Rows from a dataset of charts and code:
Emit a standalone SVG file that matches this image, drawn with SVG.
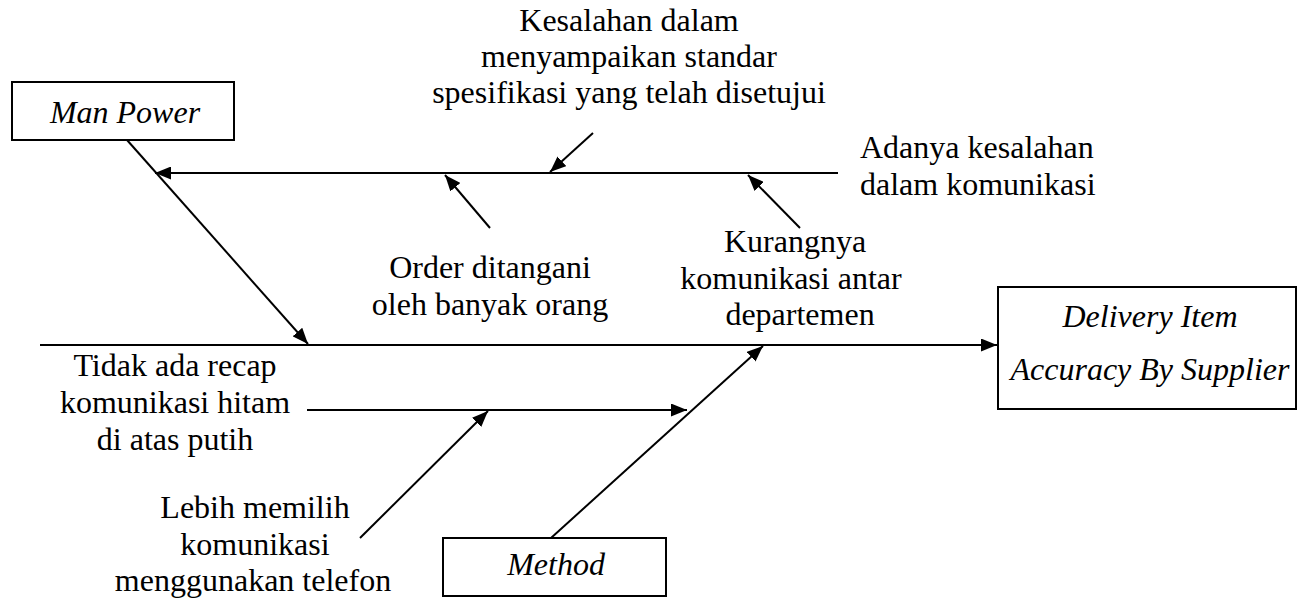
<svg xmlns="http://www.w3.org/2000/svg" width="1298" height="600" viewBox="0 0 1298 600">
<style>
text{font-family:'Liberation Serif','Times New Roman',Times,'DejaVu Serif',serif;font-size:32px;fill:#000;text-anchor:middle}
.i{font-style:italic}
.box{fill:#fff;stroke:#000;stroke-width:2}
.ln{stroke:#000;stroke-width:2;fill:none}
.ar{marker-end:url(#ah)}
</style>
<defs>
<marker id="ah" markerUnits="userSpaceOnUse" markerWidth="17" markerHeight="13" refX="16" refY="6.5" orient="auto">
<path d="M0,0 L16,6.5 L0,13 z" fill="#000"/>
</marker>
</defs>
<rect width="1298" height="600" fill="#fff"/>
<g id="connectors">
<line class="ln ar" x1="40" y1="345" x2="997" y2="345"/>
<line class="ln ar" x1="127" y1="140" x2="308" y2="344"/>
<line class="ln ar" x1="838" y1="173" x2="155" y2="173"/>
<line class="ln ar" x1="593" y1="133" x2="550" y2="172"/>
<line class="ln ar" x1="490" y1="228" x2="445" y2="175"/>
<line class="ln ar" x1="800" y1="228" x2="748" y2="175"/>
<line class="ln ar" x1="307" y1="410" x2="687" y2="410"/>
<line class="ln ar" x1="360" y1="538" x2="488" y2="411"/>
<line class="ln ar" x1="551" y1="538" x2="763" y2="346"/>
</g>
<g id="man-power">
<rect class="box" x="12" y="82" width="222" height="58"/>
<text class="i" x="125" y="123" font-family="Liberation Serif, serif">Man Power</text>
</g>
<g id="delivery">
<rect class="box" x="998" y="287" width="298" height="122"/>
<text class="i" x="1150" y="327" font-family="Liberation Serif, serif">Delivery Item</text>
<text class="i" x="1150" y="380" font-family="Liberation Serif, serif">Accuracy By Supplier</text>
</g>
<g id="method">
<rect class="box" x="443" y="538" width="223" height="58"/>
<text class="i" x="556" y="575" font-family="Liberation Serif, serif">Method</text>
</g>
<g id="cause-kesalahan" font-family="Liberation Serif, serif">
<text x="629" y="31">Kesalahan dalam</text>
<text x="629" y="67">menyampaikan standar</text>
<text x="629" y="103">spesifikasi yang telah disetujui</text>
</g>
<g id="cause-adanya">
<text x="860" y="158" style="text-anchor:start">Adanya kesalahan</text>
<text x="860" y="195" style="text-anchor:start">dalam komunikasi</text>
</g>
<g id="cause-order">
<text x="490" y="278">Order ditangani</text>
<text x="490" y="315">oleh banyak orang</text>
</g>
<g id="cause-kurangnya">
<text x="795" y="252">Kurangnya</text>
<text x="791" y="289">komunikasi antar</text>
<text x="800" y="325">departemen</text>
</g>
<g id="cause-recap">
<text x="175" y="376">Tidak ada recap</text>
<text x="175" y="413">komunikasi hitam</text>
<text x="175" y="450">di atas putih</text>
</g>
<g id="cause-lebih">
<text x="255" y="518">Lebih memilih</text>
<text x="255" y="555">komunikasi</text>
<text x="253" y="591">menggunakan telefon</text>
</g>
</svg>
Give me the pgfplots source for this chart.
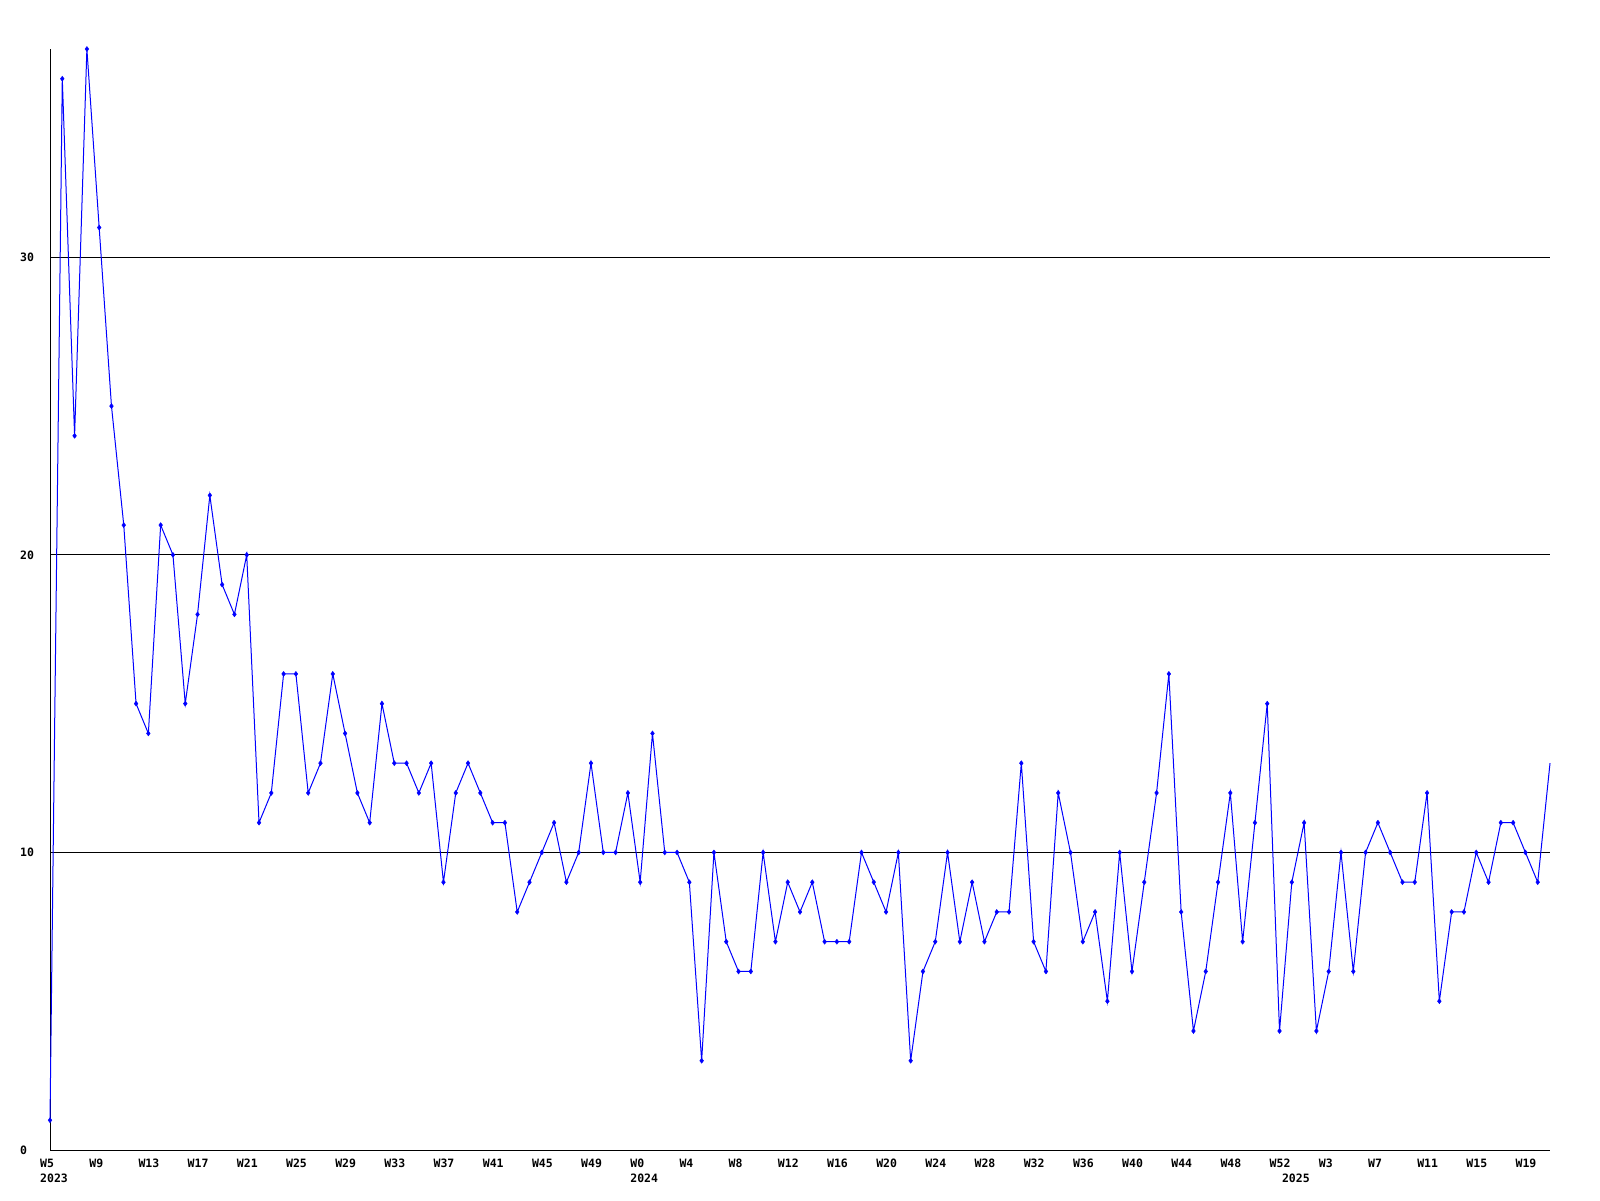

▸ The request: Copy all the lines of data exactly as they appear, dropping any images.

▸ Result of this task:
Emit a standalone SVG file that matches this image, drawn with SVG.
<svg xmlns="http://www.w3.org/2000/svg" width="1298" height="600" viewBox="0 0 1298 600">
<style>
text{font-family:'Liberation Serif','Times New Roman',Times,'DejaVu Serif',serif;font-size:32px;fill:#000;text-anchor:middle}
.i{font-style:italic}
.box{fill:#fff;stroke:#000;stroke-width:2}
.ln{stroke:#000;stroke-width:2;fill:none}
.ar{marker-end:url(#ah)}
</style>
<defs>
<marker id="ah" markerUnits="userSpaceOnUse" markerWidth="17" markerHeight="13" refX="16" refY="6.5" orient="auto">
<path d="M0,0 L16,6.5 L0,13 z" fill="#000"/>
</marker>
</defs>
<rect width="1298" height="600" fill="#fff"/>
<g id="connectors">
<line class="ln ar" x1="40" y1="345" x2="997" y2="345"/>
<line class="ln ar" x1="127" y1="140" x2="308" y2="344"/>
<line class="ln ar" x1="838" y1="173" x2="155" y2="173"/>
<line class="ln ar" x1="593" y1="133" x2="550" y2="172"/>
<line class="ln ar" x1="490" y1="228" x2="445" y2="175"/>
<line class="ln ar" x1="800" y1="228" x2="748" y2="175"/>
<line class="ln ar" x1="307" y1="410" x2="687" y2="410"/>
<line class="ln ar" x1="360" y1="538" x2="488" y2="411"/>
<line class="ln ar" x1="551" y1="538" x2="763" y2="346"/>
</g>
<g id="man-power">
<rect class="box" x="12" y="82" width="222" height="58"/>
<text class="i" x="125" y="123" font-family="Liberation Serif, serif">Man Power</text>
</g>
<g id="delivery">
<rect class="box" x="998" y="287" width="298" height="122"/>
<text class="i" x="1150" y="327" font-family="Liberation Serif, serif">Delivery Item</text>
<text class="i" x="1150" y="380" font-family="Liberation Serif, serif">Accuracy By Supplier</text>
</g>
<g id="method">
<rect class="box" x="443" y="538" width="223" height="58"/>
<text class="i" x="556" y="575" font-family="Liberation Serif, serif">Method</text>
</g>
<g id="cause-kesalahan" font-family="Liberation Serif, serif">
<text x="629" y="31">Kesalahan dalam</text>
<text x="629" y="67">menyampaikan standar</text>
<text x="629" y="103">spesifikasi yang telah disetujui</text>
</g>
<g id="cause-adanya">
<text x="860" y="158" style="text-anchor:start">Adanya kesalahan</text>
<text x="860" y="195" style="text-anchor:start">dalam komunikasi</text>
</g>
<g id="cause-order">
<text x="490" y="278">Order ditangani</text>
<text x="490" y="315">oleh banyak orang</text>
</g>
<g id="cause-kurangnya">
<text x="795" y="252">Kurangnya</text>
<text x="791" y="289">komunikasi antar</text>
<text x="800" y="325">departemen</text>
</g>
<g id="cause-recap">
<text x="175" y="376">Tidak ada recap</text>
<text x="175" y="413">komunikasi hitam</text>
<text x="175" y="450">di atas putih</text>
</g>
<g id="cause-lebih">
<text x="255" y="518">Lebih memilih</text>
<text x="255" y="555">komunikasi</text>
<text x="253" y="591">menggunakan telefon</text>
</g>
</svg>
Give me the pgfplots source for this chart.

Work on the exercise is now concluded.